ある意味、生演奏でも環境が整わなければここまでは受け取れないかもという風に思えてしまうのもルームオーディオの醍醐味ですが、それを下支えするのは今回の電源タップに限らず、飽くなき鮮度への拘りなのかもしれません。
もちろん今回の感想の全てが電源タップだけによるものではなく、うちのシステムではここがボトルネックだったから、というのもあるかと思いますが、だからこそ電源タップの重要さを再認識した次第です。
それでもあえて欠点を挙げるとすれば、楽器(たとえばピアノの残響)によっては少し鉄っぽい響きが乗るケースがあるようで、その響き自体もややドライ傾向があるように感じます。
また、電源がしっかりしたせいもあるのか、かなりクセの強めな我が家の機器の個性が薄れる傾向もあります。
LINNやDALIがまるでAccuphaseのように…というとちょっと大げさかもしれませんが、電源トランスが大きくなったような雰囲気もあって、裏を返せば電源タップが電源回路強化のような役割も多少担ってくれるのでしょう。
音傾向としては全般にやや真面目すぎる印象もありますが、これまでメインシステムがちょっと苦手にしていたジャズやポップスでもボリュームを上げたくなったのも面白い変化です。
実際にボリュームを上げてみても、うるさいという気が全くしない(上げ過ぎには要注意ですが)というのも不思議なものです。
正直ここまで期待していなかったんですけど、ロングセラーになってるだけのことはあるのだなと改めて納得させられました。
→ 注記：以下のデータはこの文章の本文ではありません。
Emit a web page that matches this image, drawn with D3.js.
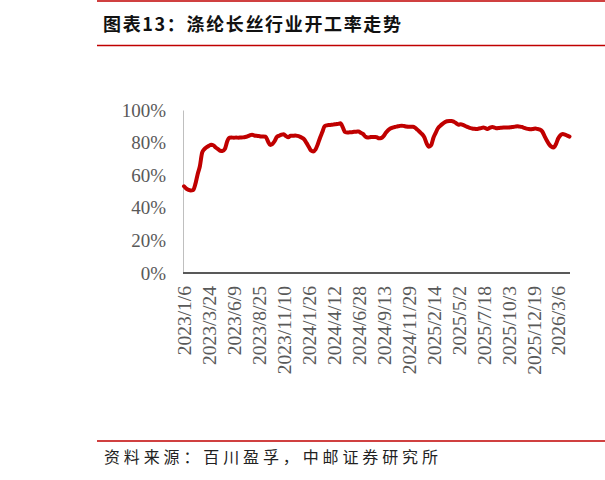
<!DOCTYPE html>
<html>
<head>
<meta charset="utf-8">
<style>
  body, html { margin: 0; padding: 0; background: #fff; }
</style>
</head>
<body>
<svg id="svg" width="605" height="480"></svg>
<script src="https://cdn.jsdelivr.net/npm/d3@7"></script>
<script>
// weekly operating rate (%), first week 2023/1/6
const startDate = new Date(2023, 0, 6)
const rates = [
  53.2, 51.8, 51.0, 50.6, 50.8, 54.5, 60.5, 65.5, 73.8, 76.0,
  77.2, 78.0, 78.7, 78.3, 77.0, 76.0, 75.0, 74.8, 76.0, 80.5,
  83.0, 83.1, 83.0, 83.1, 83.0, 83.1, 83.2, 83.4, 83.8, 84.4,
  84.8, 84.4, 84.2, 84.0, 83.8, 83.8, 83.6, 80.8, 78.6, 79.2,
  81.0, 83.6, 84.2, 84.9, 85.1, 84.0, 83.3, 84.2, 84.2, 84.3,
  84.1, 83.7, 83.0, 82.0, 79.8, 77.5, 75.2, 74.6, 75.8, 79.0,
  83.0, 86.5, 90.0, 90.6, 90.8, 90.9, 91.1, 91.3, 91.5, 91.9,
  89.5, 86.5, 86.2, 86.3, 86.4, 86.6, 86.7, 86.8, 86.0, 85.2,
  83.6, 83.1, 83.3, 83.5, 83.4, 83.3, 82.6, 82.8, 84.0, 86.0,
  87.6, 88.6, 89.2, 89.6, 89.9, 90.2, 90.4, 90.2, 89.9, 89.8,
  89.8, 89.8, 89.0, 87.8, 86.5, 85.2, 83.2, 79.5, 77.5, 78.5,
  83.0, 86.0, 88.8, 90.3, 91.5, 92.5, 93.1, 93.3, 93.3, 92.8,
  91.9, 91.0, 91.2, 90.9, 90.2, 89.6, 89.0, 88.7, 88.5, 88.4,
  88.6, 88.9, 89.2, 88.8, 88.4, 89.2, 89.6, 89.2, 88.8, 89.0,
  89.1, 89.2, 89.3, 89.3, 89.4, 89.6, 89.8, 90.0, 89.8, 89.6,
  89.0, 88.6, 88.3, 88.2, 88.4, 88.6, 88.3, 88.0, 86.8, 84.0,
  81.3, 79.0, 77.5, 77.0, 79.0, 82.5, 84.5, 85.2, 84.9, 84.3,
  83.7
]
const dates = rates.map((d, i) => d3.timeDay.offset(startDate, i * 7))
const tickEvery = 11
const yTicks = [0, 20, 40, 60, 80, 100]

const titleText = '图表13：涤纶长丝行业开工率走势'
const sourceText = '资料来源：百川盈孚，中邮证券研究所'

const svg = d3.select('#svg')
const red = '#c00000'
const grey = '#595959'

// header / footer rules
svg.append('line').attr('x1', 97).attr('x2', 605).attr('y1', 1).attr('y2', 1)
  .attr('stroke', red).attr('stroke-width', 1.5)
svg.append('line').attr('x1', 97).attr('x2', 605).attr('y1', 45.5).attr('y2', 45.5)
  .attr('stroke', red).attr('stroke-width', 1.5)
svg.append('line').attr('x1', 97).attr('x2', 605).attr('y1', 441).attr('y2', 441)
  .attr('stroke', red).attr('stroke-width', 1.5)

svg.append('text')
  .attr('x', 103).attr('y', 31)
  .attr('font-family', '"Noto Sans CJK SC", sans-serif')
  .attr('font-weight', 'bold')
  .attr('font-size', 18)
  .attr('fill', '#111')
  .attr('textLength', 298)
  .text(titleText)

svg.append('text')
  .attr('x', 104).attr('y', 463)
  .attr('font-family', '"Noto Sans CJK SC", sans-serif')
  .attr('font-size', 16)
  .attr('fill', '#222')
  .attr('textLength', 334)
  .text(sourceText)

// scales
const x = d3.scalePoint()
  .domain(d3.range(rates.length))
  .range([184, 569.5])
const y = d3.scaleLinear()
  .domain([0, 100])
  .range([273, 110])

const fmt = d => `${d.getFullYear()}/${d.getMonth() + 1}/${d.getDate()}`

// y axis
const yAxis = svg.append('g')
  .attr('transform', 'translate(183,0)')
  .call(d3.axisLeft(y).tickValues(yTicks).tickSize(0).tickPadding(17).tickFormat(d => d + '%'))
yAxis.select('.domain').attr('stroke', '#bfbfbf').attr('stroke-width', 1)
yAxis.selectAll('text')
  .attr('font-family', '"Liberation Serif", "Times New Roman", serif')
  .attr('font-size', 19)
  .attr('fill', grey)

// x axis
const xAxis = svg.append('g')
  .attr('transform', 'translate(0,273)')
  .call(d3.axisBottom(x)
    .tickValues(d3.range(0, rates.length, tickEvery))
    .tickSize(0)
    .tickFormat(i => fmt(dates[i])))
xAxis.select('.domain')
  .attr('d', `M183,0H570`)
  .attr('stroke', grey).attr('stroke-width', 2)
xAxis.selectAll('text')
  .attr('font-family', '"Liberation Serif", "Times New Roman", serif')
  .attr('font-size', 19.5)
  .attr('fill', grey)
  .attr('text-anchor', 'end')
  .attr('transform', 'rotate(-90)')
  .attr('x', -13)
  .attr('y', 0)
  .attr('dy', '0.35em')

// line
const line = d3.line()
  .x((d, i) => x(i))
  .y(d => y(d))
  .curve(d3.curveMonotoneX)

svg.append('path')
  .datum(rates)
  .attr('d', line)
  .attr('fill', 'none')
  .attr('stroke', red)
  .attr('stroke-width', 4)
  .attr('stroke-linejoin', 'round')
  .attr('stroke-linecap', 'round')
</script>
</body>
</html>
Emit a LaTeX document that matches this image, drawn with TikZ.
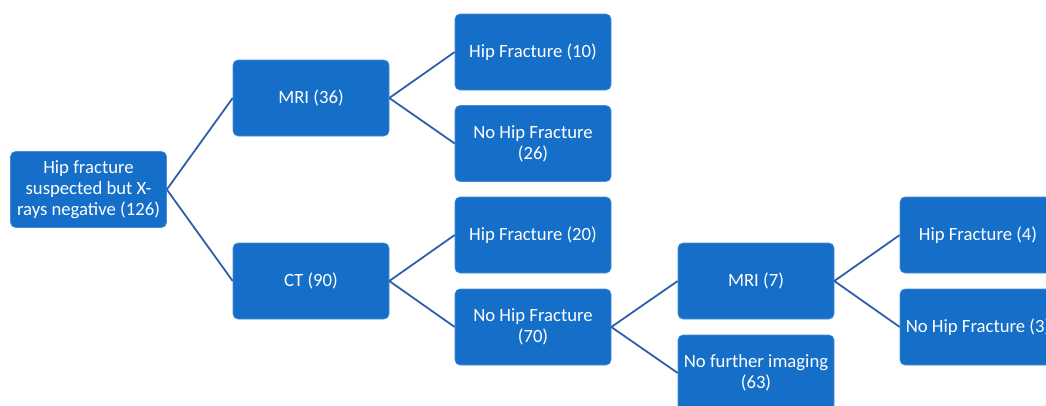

こうなるとデジタル系も含めて全てをOCB-1シリーズで…と思ってしまいますが、あくまでも借り物ですし、返却した後の落胆落差が怖いです…。
もちろんシステム構成やさきほども書いたようなボトルネックとの関係もあって、全ての環境でこう上手くいくとは言えないかもしれませんが、歴史と品質からしてもオススメのオーディオアクセサリーだと思います。